**Problem requirements**
Leave the pictures out and quote every line from the start of the listing to the line with "const SOLID = [];", inclusive.

**Information shown**
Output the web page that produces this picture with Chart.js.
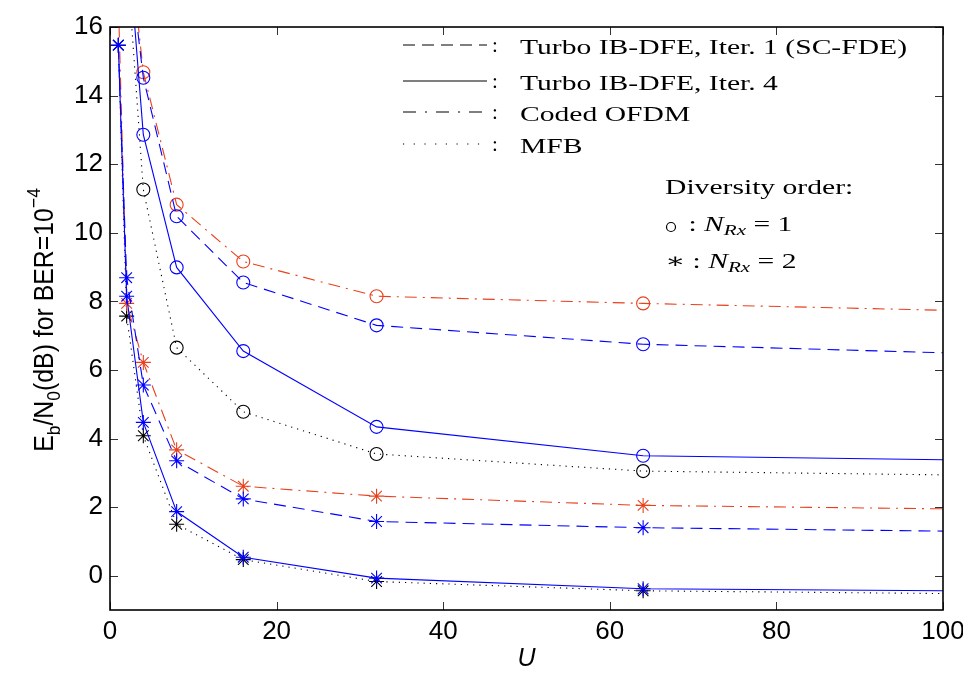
<!DOCTYPE html>
<html>
<head>
<meta charset="utf-8">
<script src="https://cdn.jsdelivr.net/npm/chart.js@4/dist/chart.umd.min.js"></script>
<style>
  html, body { margin: 0; padding: 0; background: #ffffff; }
  canvas { display: block; }
</style>
</head>
<body>
<canvas id="c" width="963" height="674"></canvas>
<script>
// ---- data ----
const U = [1, 2, 4, 8, 16, 32, 64, 100];
// N_Rx = 1 (circles)
const ofdmN1  = [null, 19.2, 14.68, 10.82, 9.16, 8.15, 7.94, 7.74];
const scfdeN1 = [null, 18.6, 14.52, 10.48, 8.55, 7.30, 6.75, 6.50];
const iter4N1 = [null, 19.0, 12.86, 8.99, 6.55, 4.34, 3.50, 3.38];
const mfbN1   = [null, 18.1, 11.26, 6.65, 4.78, 3.55, 3.05, 2.94];
// N_Rx = 2 (stars)
const ofdmN2  = [16.8, 7.94, 6.22, 3.67, 2.61, 2.32, 2.05, 1.95];
const scfdeN2 = [15.47, 8.69, 5.56, 3.35, 2.24, 1.58, 1.40, 1.30];
const iter4N2 = [15.47, 8.15, 4.47, 1.87, 0.54, -0.07, -0.38, -0.44];
const mfbN2   = [15.47, 7.57, 4.08, 1.50, 0.47, -0.17, -0.44, -0.52];

const xTicks = [0, 20, 40, 60, 80, 100];
const yTicks = [0, 2, 4, 6, 8, 10, 12, 14, 16];

const legendRows = [
  "Turbo IB-DFE, Iter. 1 (SC-FDE)",
  "Turbo IB-DFE, Iter. 4",
  "Coded OFDM",
  "MFB"
];

// ---- styles ----
const BLUE = '#0000ff';
const RED = '#e8401c';
const BLACK = '#000000';
const DASH = [12, 7];
const DASHDOT = [12, 6, 2, 6];
const DOT = [1.2, 5];
const SOLID = [];

function mk(values, color, dash, style) {
  return {
    data: U.map((u, i) => ({ x: u, y: values[i] })),
    borderColor: color,
    borderWidth: 1.1,
    borderDash: dash,
    pointStyle: style,
    pointRadius: U.map(u => (u === 100 ? 0 : (style === 'circle' ? 6.5 : 7.5))),
    pointBorderColor: color,
    pointBackgroundColor: 'rgba(0,0,0,0)',
    pointBorderWidth: 1.1,
    tension: 0,
    fill: false
  };
}

// Chart.js paints the first dataset on top
const datasets = [
  mk(iter4N2, BLUE, SOLID, 'star'),
  mk(iter4N1, BLUE, SOLID, 'circle'),
  mk(scfdeN2, BLUE, DASH, 'star'),
  mk(scfdeN1, BLUE, DASH, 'circle'),
  mk(ofdmN2, RED, DASHDOT, 'star'),
  mk(ofdmN1, RED, DASHDOT, 'circle'),
  mk(mfbN2, BLACK, DOT, 'star'),
  mk(mfbN1, BLACK, DOT, 'circle')
];

const SANS = '"Liberation Sans", Arial, Helvetica, sans-serif';
const SERIF = '"Liberation Serif", "DejaVu Serif", "Times New Roman", serif';

const decor = {
  id: 'decor',
  afterDraw(chart) {
    const ctx = chart.ctx;
    const a = chart.chartArea;
    const xs = chart.scales.x, ys = chart.scales.y;
    ctx.save();
    // inward ticks
    ctx.strokeStyle = '#333';
    ctx.lineWidth = 1;
    ctx.setLineDash([]);
    const TL = 8;
    ctx.beginPath();
    xTicks.forEach(v => {
      const px = Math.round(xs.getPixelForValue(v)) + 0.5;
      ctx.moveTo(px, a.bottom); ctx.lineTo(px, a.bottom - TL);
      ctx.moveTo(px, a.top); ctx.lineTo(px, a.top + TL);
    });
    yTicks.forEach(v => {
      const py = Math.round(ys.getPixelForValue(v)) + 0.5;
      ctx.moveTo(a.left, py); ctx.lineTo(a.left + TL, py);
      ctx.moveTo(a.right, py); ctx.lineTo(a.right - TL, py);
    });
    ctx.stroke();
    // box
    ctx.strokeStyle = '#000';
    ctx.lineWidth = 1.6;
    ctx.strokeRect(a.left, a.top, a.right - a.left, a.bottom - a.top);

    // y-axis title with sub/superscripts
    const parts = [
      ['E', 0], ['b', 1], ['/N', 0], ['0', 1], ['(dB) for BER=10', 0], ['\u22124', -1]
    ];
    const big = 'normal 27px ' + SANS, small = 'normal 19px ' + SANS;
    let total = 0;
    parts.forEach(p => { ctx.font = p[1] ? small : big; total += ctx.measureText(p[0]).width; });
    ctx.save();
    ctx.translate(46, 320);
    ctx.rotate(-Math.PI / 2);
    ctx.scale(0.92, 1);
    ctx.fillStyle = '#000';
    ctx.textBaseline = 'middle';
    ctx.textAlign = 'left';
    let cx = -total / 2;
    parts.forEach(p => {
      ctx.font = p[1] ? small : big;
      const dy = p[1] === 1 ? 9 : (p[1] === -1 ? -11 : 0);
      ctx.fillText(p[0], cx, dy);
      cx += ctx.measureText(p[0]).width;
    });
    ctx.restore();

    // legend (drawn as annotation text)
    const LF = 'normal 21px ' + SERIF;
    ctx.font = LF;
    const sx = 387 / ctx.measureText(legendRows[0]).width;
    const rowsY = [48, 84, 115, 147];
    const styles = [DASH, SOLID, [13, 9, 2, 9], [1.2, 9.5]];
    rowsY.forEach((y, i) => {
      ctx.strokeStyle = '#000';
      ctx.lineWidth = 1.1;
      ctx.setLineDash(styles[i]);
      ctx.beginPath();
      ctx.moveTo(403, y - 3); ctx.lineTo(487, y - 3);
      ctx.stroke();
      ctx.setLineDash([]);
      ctx.fillStyle = '#000';
      ctx.textBaseline = 'middle';
      ctx.font = LF;
      ctx.fillText(':', 492, y - 2);
      ctx.save();
      ctx.translate(520, y);
      ctx.scale(sx, 1);
      ctx.fillText(legendRows[i], 0, 0);
      ctx.restore();
    });
    // diversity order block
    function drawRich(x, y, pieces) {
      ctx.save();
      ctx.translate(x, y);
      ctx.scale(sx, 1);
      let px = 0;
      pieces.forEach(p => {
        ctx.font = p[1];
        ctx.fillText(p[0], px, p[2] || 0);
        px += ctx.measureText(p[0]).width;
      });
      ctx.restore();
    }
    ctx.textBaseline = 'middle';
    drawRich(665, 188, [['Diversity order:', LF]]);
    const IT = 'italic 21px ' + SERIF, ITS = 'italic 15px ' + SERIF;
    ctx.save();
    ctx.strokeStyle = '#000';
    ctx.lineWidth = 1.2;
    ctx.beginPath();
    ctx.arc(671, 227, 4.5, 0, Math.PI * 2);
    ctx.stroke();
    ctx.restore();
    drawRich(681, 225, [[' : ', LF], ['N', IT], ['Rx', ITS, 6], [' = 1', LF]]);
    drawRich(665, 262, [['\u2217 : ', LF], ['N', IT], ['Rx', ITS, 6], [' = 2', LF]]);
    ctx.restore();
  }
};

new Chart(document.getElementById('c'), {
  type: 'line',
  data: { datasets },
  plugins: [decor],
  options: {
    responsive: false,
    animation: false,
    devicePixelRatio: 1,
    layout: { padding: { left: 0, top: 27, right: 20, bottom: 0 } },
    plugins: { legend: { display: false }, tooltip: { enabled: false } },
    scales: {
      x: {
        type: 'linear',
        min: 0, max: 100,
        grid: { display: false, drawTicks: false },
        border: { display: false },
        afterBuildTicks: s => { s.ticks = xTicks.map(v => ({ value: v })); },
        afterFit: s => { s.height = 64; s.paddingRight = 0; s.paddingLeft = 0; },
        ticks: { color: '#000', font: { family: SANS, size: 26 }, padding: 6, maxRotation: 0 },
        title: { display: true, text: 'U', color: '#000', font: { family: SANS, size: 25, style: 'italic' }, padding: { top: 0, bottom: 0 } }
      },
      y: {
        type: 'linear',
        min: -1, max: 16,
        grid: { display: false, drawTicks: false },
        border: { display: false },
        afterBuildTicks: s => { s.ticks = yTicks.map(v => ({ value: v })); },
        afterFit: s => { s.width = 110; s.paddingTop = 0; s.paddingBottom = 0; },
        ticks: { color: '#000', font: { family: SANS, size: 26 }, padding: 7 }
      }
    }
  }
});
</script>
</body>
</html>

**Task response**
Output the web page that produces this picture with Chart.js.
<!DOCTYPE html>
<html>
<head>
<meta charset="utf-8">
<script src="https://cdn.jsdelivr.net/npm/chart.js@4/dist/chart.umd.min.js"></script>
<style>
  html, body { margin: 0; padding: 0; background: #ffffff; }
  canvas { display: block; }
</style>
</head>
<body>
<canvas id="c" width="963" height="674"></canvas>
<script>
// ---- data ----
const U = [1, 2, 4, 8, 16, 32, 64, 100];
// N_Rx = 1 (circles)
const ofdmN1  = [null, 19.2, 14.68, 10.82, 9.16, 8.15, 7.94, 7.74];
const scfdeN1 = [null, 18.6, 14.52, 10.48, 8.55, 7.30, 6.75, 6.50];
const iter4N1 = [null, 19.0, 12.86, 8.99, 6.55, 4.34, 3.50, 3.38];
const mfbN1   = [null, 18.1, 11.26, 6.65, 4.78, 3.55, 3.05, 2.94];
// N_Rx = 2 (stars)
const ofdmN2  = [16.8, 7.94, 6.22, 3.67, 2.61, 2.32, 2.05, 1.95];
const scfdeN2 = [15.47, 8.69, 5.56, 3.35, 2.24, 1.58, 1.40, 1.30];
const iter4N2 = [15.47, 8.15, 4.47, 1.87, 0.54, -0.07, -0.38, -0.44];
const mfbN2   = [15.47, 7.57, 4.08, 1.50, 0.47, -0.17, -0.44, -0.52];

const xTicks = [0, 20, 40, 60, 80, 100];
const yTicks = [0, 2, 4, 6, 8, 10, 12, 14, 16];

const legendRows = [
  "Turbo IB-DFE, Iter. 1 (SC-FDE)",
  "Turbo IB-DFE, Iter. 4",
  "Coded OFDM",
  "MFB"
];

// ---- styles ----
const BLUE = '#0000ff';
const RED = '#e8401c';
const BLACK = '#000000';
const DASH = [12, 7];
const DASHDOT = [12, 6, 2, 6];
const DOT = [1.2, 5];
const SOLID = [];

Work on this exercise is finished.